Fleming called for the following vigilance to be exerted by the international press and diplomatic corps:

Unless and until unfettered press access is allowed to all news organizations (inclusive of the BBC which is formally banned from the country) and journalists, who wish to cover the elections over the weekend, the ‘vote’ is best describable as a ploy to extend the threadbare legitimacy, if indeed what still exists, of the waning years of the Mugabe era.
The nature of Zimbabwe’s political impasse is not properly put down to the persona of President Mugabe himself, but rather the organizational nature and actions of ZANU(PF) and its supportive structures in what is left of civil society, the civil service (so-called) and its business-support networks.
Accordingly the emergence of ‘reformed’ ZANU(PF) candidates such as the contender Simba Mokoni, former ZANU(PF) Finance Minister should be viewed askance. It is to be recalled the current inflation rate of over 100 000%, the world’s worst, is one of the fruits of Mokoni holding office. Inflation little affects the ruling elites but impoverishes and even starves the working poor and unemployed.
The presence of the Zimbabwe Republic Police (ZRP) in polling stations goes directly to the unfree and unfair nature of polling and represents an escalation, or more naked face, of ZANU(PF) intimidation over past skewed elections.
The international community in anticipation of further repressive actions by ZANU(PF) on the people of Zimbabwe such as selectively withholding food aid from areas not known to support Mugabe, with the inevitable resistance to that oppression, must prepare for humanitarian help for those who can reach neighboring states alive.

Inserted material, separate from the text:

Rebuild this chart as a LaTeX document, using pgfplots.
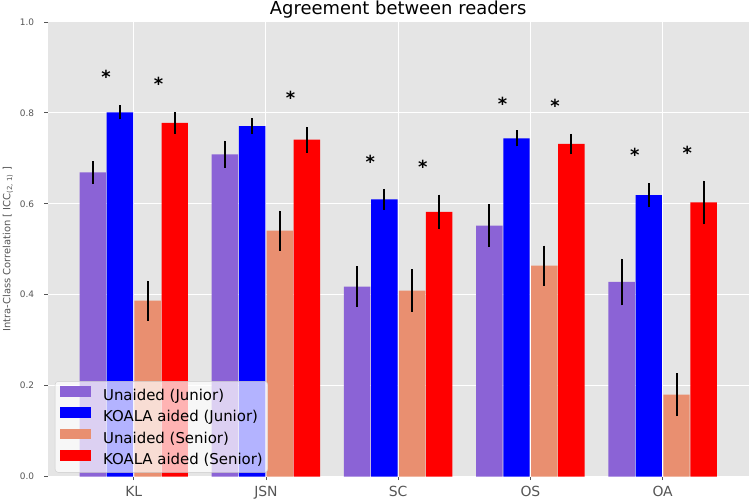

Diplomatically more engagement with member states of the African Union to shift their reluctance to criticize Mugabe and the “slow-motion holocaust unfolding across the country” as the economy further implodes. South Africa, in particular should be the focus of such efforts with the waning days of the Thabo Mbeki presidency and the re-examination of his ‘quiet diplomacy’ in dealing with ZANU(PF).
The press should confront those “sweet-heart observer missions” allowed into the country to explain and make full justification of any endorsement they may make of the ‘election’ as in any way free and fair.
Diplomatic chanceries, most especially the Peoples’ Republic of China, a zealous defender of ZANU(PF) in the United Nations and close business partner, begin to move towards an active isolation of the Mugabe regime, the ZANU(PF) hierarchy and their extended families, present and past such as Simba Mokoni, economically, militarily and politically.